2025-05-23 コメント投稿する ▼
毎週発表される“コメ価格”で消費者に安心を 農水省が価格安定策を強化
コメ価格の“見える化”へ 地域別の店頭価格を毎週公表
小泉進次郎農林水産大臣は5月23日、自民党本部で記者団の取材に応じ、地域ごとのコメの店頭価格を毎週公表する方針を明らかにした。目的は、消費者にとってわかりやすく、信頼できる価格情報の提供にある。また、需要があれば、政府が備蓄している米を制限なく市場に供給する考えも示した。
この取り組みは、天候不順や輸送費の高騰で上昇したコメ価格を安定させるとともに、買い控えや不安を防ぐ狙いがある。小泉農相は「米の流通状況を正確に把握し、価格動向を見える化することで、消費者も生産者も安心できる市場をつくりたい」と述べた。
価格高騰の背景と農水省のねらい
近年のコメ価格は、猛暑や水不足による収穫量の減少、肥料・燃料費の上昇など、複合的な要因でじわじわと上がっている。農水省によると、2024年の秋以降、都市部では5kgあたり300円〜400円程度の値上がりが確認されている。
これに対し、政府は備蓄米の柔軟な放出で需給バランスを調整しつつ、市場の過度な混乱を抑える考えだ。従来のように価格が大きく乱高下することを防ぎ、日常的な買い物で混乱が起きないようにする施策といえる。
生産者の懸念と政府の対応
一方で、「備蓄米の無制限放出」は、農家や米穀業者の間で不安視する声も出ている。生産コストが上がっている中、市場価格が下がれば収入減につながるからだ。

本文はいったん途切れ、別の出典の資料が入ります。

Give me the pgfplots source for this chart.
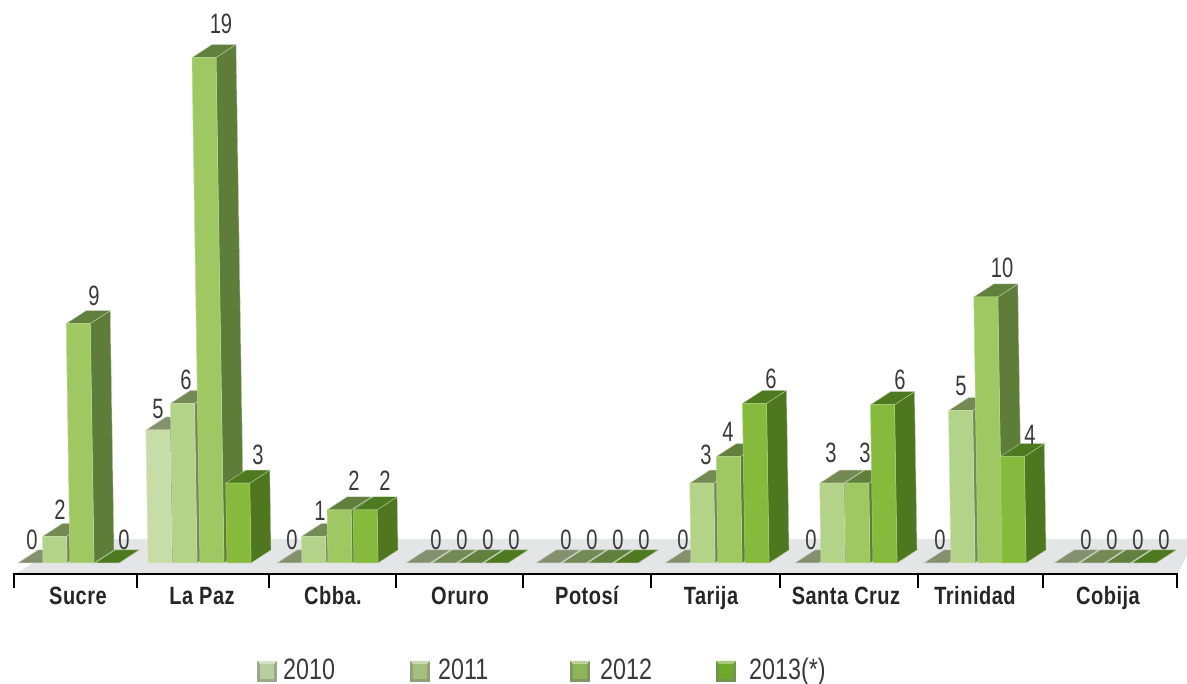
\documentclass[border=0pt]{standalone}
\usepackage{fontspec}
\usepackage{pgfplots}
\pgfplotsset{compat=1.18}
\newfontfamily\numfont[FakeStretch=0.72]{Liberation Sans}
\newfontfamily\legfont[FakeStretch=0.79]{Liberation Sans}
\newfontfamily\catfont[FakeStretch=0.80,LetterSpace=2]{Liberation Sans}
\definecolor{fa}{HTML}{C8DCA8}\definecolor{fb}{HTML}{B3D388}\definecolor{fc}{HTML}{9FC862}\definecolor{fd}{HTML}{86BA3C}
\definecolor{sa}{HTML}{7E8C6C}\definecolor{sb}{HTML}{738A5C}\definecolor{sc}{HTML}{5E7D38}\definecolor{sd}{HTML}{4F7720}
\definecolor{ta}{HTML}{84916F}\definecolor{tb}{HTML}{738A55}\definecolor{tc}{HTML}{617F3D}\definecolor{td}{HTML}{4E7A1F}
\definecolor{la}{HTML}{B9CE9F}\definecolor{lb}{HTML}{A3C07C}\definecolor{lc}{HTML}{8FB656}\definecolor{ld}{HTML}{6FA92B}
\definecolor{floorc}{HTML}{E4E5E7}\definecolor{txt}{HTML}{3A3A3C}
% #1 x of front bottom-left (px), #2 height (value), #3 series letter
\newcommand\tdbar[3]{%
 \pgfmathsetmacro\xa{#1}\pgfmathsetmacro\xb{#1+24}%
 \pgfmathsetmacro\xc{#1+24-0.42*#2}\pgfmathsetmacro\xd{#1-0.42*#2}%
 \pgfmathsetmacro\xe{#1+24-0.42*#2+20}\pgfmathsetmacro\xf{#1-0.42*#2+20}%
 \pgfmathsetmacro\xg{#1+24+20}%
 \pgfmathsetmacro\yt{#2}\pgfmathsetmacro\yu{#2+0.489}%
 \addplot[fill=s#3,draw=white!60!s#3,line width=0.4pt] coordinates {(\xb,0) (\xg,0.489) (\xe,\yu) (\xc,\yt) (\xb,0)};
 \addplot[fill=t#3,draw=white!60!t#3,line width=0.4pt] coordinates {(\xd,\yt) (\xc,\yt) (\xe,\yu) (\xf,\yu) (\xd,\yt)};
 \addplot[fill=f#3,draw=white!30!f#3,line width=0.5pt] coordinates {(\xa,0) (\xb,0) (\xc,\yt) (\xd,\yt) (\xa,0)};
}
\newcommand\tdzero[2]{%
 \pgfmathsetmacro\xa{#1}\pgfmathsetmacro\xb{#1+24}%
 \pgfmathsetmacro\xc{#1+24+20}\pgfmathsetmacro\xd{#1+20}%
 \addplot[fill=t#2,draw=white!50!t#2,line width=0.5pt] coordinates {(\xa,0) (\xb,0) (\xc,0.489) (\xd,0.489) (\xa,0)};
}
% value label: x px, y px, text
\newcommand\vl[3]{\node[font=\numfont\fontsize{28}{28}\selectfont,text=txt,inner sep=0pt] at (axis cs:#1,{(563-#2)/26.6}) {#3};}
\newcommand\cl[2]{\node[font=\catfont\bfseries\fontsize{25}{25}\selectfont,text=black!85,inner sep=0pt,anchor=base] at (axis cs:#1,{(563-604.5)/26.6}) {#2};}
\newcommand\tk[1]{\addplot[black,line width=2pt] coordinates {(#1,-0.40) (#1,-0.955)};}
\newcommand\lgd[5]{% x sq, fill, dark, text x, text
 \fill[#3!80!white] (axis cs:#1,{(563-682)/26.6}) rectangle (axis cs:{#1+20},{(563-661)/26.6});
 \fill[#2!60!white] (axis cs:#1,{(563-661)/26.6}) -- (axis cs:{#1+20},{(563-661)/26.6}) -- (axis cs:{#1+17},{(563-664)/26.6}) -- (axis cs:{#1+3},{(563-664)/26.6}) -- cycle;
 \fill[#2] (axis cs:{#1+3},{(563-679)/26.6}) rectangle (axis cs:{#1+17},{(563-664)/26.6});
 \node[font=\legfont\fontsize{29.5}{29.5}\selectfont,text=txt,inner sep=0pt,anchor=base west] at (axis cs:#4,{(563-680)/26.6}) {#5};
}
\begin{document}
\begin{tikzpicture}
\path[use as bounding box] (0,0) rectangle (1187pt,684pt);
\begin{axis}[
  scale only axis, width=1187pt, height=684pt,
  anchor=south west, at={(0,0)},
  xmin=0, xmax=1187, ymin=-4.5489, ymax=21.1654,
  axis line style={draw=none}, ticks=none, clip=false,
]
% floor
\addplot[fill=floorc,draw=none] coordinates {(17,-0.376) (72,0.902) (1187,0.902) (1187,0.30) (1178,-0.376) (17,-0.376)};
% Sucre
\tdzero{18}{a}\tdbar{43}{1}{b}\tdbar{70}{9}{c}\tdzero{95}{d}
% La Paz
\tdbar{148}{5}{a}\tdbar{173}{6}{b}\tdbar{200}{19}{c}\tdbar{227}{3}{d}
% Cbba
\tdzero{277}{a}\tdbar{302}{1}{b}\tdbar{328}{2}{c}\tdbar{354}{2}{d}
% Oruro
\tdzero{406}{a}\tdzero{432}{b}\tdzero{458}{c}\tdzero{484}{d}
% Potosi
\tdzero{536}{a}\tdzero{562}{b}\tdzero{588}{c}\tdzero{614}{d}
% Tarija
\tdzero{665}{a}\tdbar{691}{3}{b}\tdbar{718}{4}{c}\tdbar{745}{6}{d}
% Santa Cruz
\tdzero{795}{a}\tdbar{821}{3}{b}\tdbar{846}{3}{c}\tdbar{873}{5.95}{d}
% Trinidad
\tdzero{924}{a}\tdbar{951}{5.73}{b}\tdbar{978}{10}{c}\tdbar{1002}{4}{d}
% Cobija
\tdzero{1054}{a}\tdzero{1080}{b}\tdzero{1106}{c}\tdzero{1132}{d}
% axis line and ticks
\addplot[black,line width=2pt] coordinates {(13,-0.40) (1178,-0.40)};
\tk{14}\tk{137}\tk{269}\tk{396}\tk{523}\tk{651}\tk{780}\tk{918}\tk{1043}\tk{1177}
% value labels
\vl{32}{540}{0}\vl{60}{510}{2}\vl{94}{296}{9}\vl{124}{540}{0}
\vl{158}{409}{5}\vl{186}{380}{6}\vl{221}{24}{19}\vl{258}{455}{3}
\vl{292}{540}{0}\vl{320}{511}{1}\vl{354}{481}{2}\vl{385}{481}{2}
\vl{436}{540}{0}\vl{462}{540}{0}\vl{488}{540}{0}\vl{514}{540}{0}
\vl{566}{540}{0}\vl{592}{540}{0}\vl{618}{540}{0}\vl{644}{540}{0}
\vl{683}{540}{0}\vl{706}{455}{3}\vl{728}{432}{4}\vl{771}{379}{6}
\vl{811}{540}{0}\vl{831}{453}{3}\vl{865}{453}{3}\vl{900}{380}{6}
\vl{940}{540}{0}\vl{961}{386}{5}\vl{1002}{268}{10}\vl{1030}{435}{4}
\vl{1086}{540}{0}\vl{1112}{540}{0}\vl{1138}{540}{0}\vl{1164}{540}{0}
% categories
\cl{78}{Sucre}\cl{202}{La Paz}\cl{333}{Cbba.}\cl{460}{Oruro}\cl{587}{Potosí}
\cl{711}{Tarija}\cl{846}{Santa Cruz}\cl{975}{Trinidad}\cl{1108}{Cobija}
% legend
\lgd{257}{la}{ta}{283}{2010}
\lgd{410}{lb}{tb}{438}{2011}
\lgd{570}{lc}{tc}{600}{2012}
\lgd{716}{ld}{td}{749}{2013(*)}
\end{axis}
\end{tikzpicture}
\end{document}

農水省関係者は「市場価格に過剰に介入する意図はない。あくまで需要に応じた適正な調整を行う」としており、生産者の意見を反映しながら運用していく方針を示している。
SNSでも賛否分かれる声
新たな施策をめぐり、X(旧Twitter)などSNS上でもさまざまな意見が飛び交っている。
「ちゃんと価格が見えるなら買う側も安心できる」
「でも、米農家の収入を不安定にしていいの?」
「政府の介入って、下手すれば市場を壊す」
「備蓄米がどのくらい出てくるか、農家は気が気じゃないと思う」
「透明性が出るのはいいこと。もっと早くやるべきだった」
消費者からは「わかりやすくなって嬉しい」といった歓迎の声がある一方、生産者側に配慮した制度設計が必要との指摘も多い。過去には備蓄米の放出で市場価格が崩れた経験があるだけに、農家からの信頼を得られるかがカギを握る。
今後の展望と課題
農水省は今後、価格情報の公表方法や備蓄米の出庫条件など、詳細な制度設計に着手する。特に、小売店によってばらつきがある価格をどこまで正確に集計・反映できるかが課題となる。
また、毎週の公表が実際の販売価格にどのように影響するかも注視が必要だ。市場に過度な期待や不安が生まれれば、かえって逆効果になるおそれもある。
今後は、消費者・生産者双方が納得できる制度設計を進めるとともに、必要に応じて見直しを行う柔軟な対応が求められる。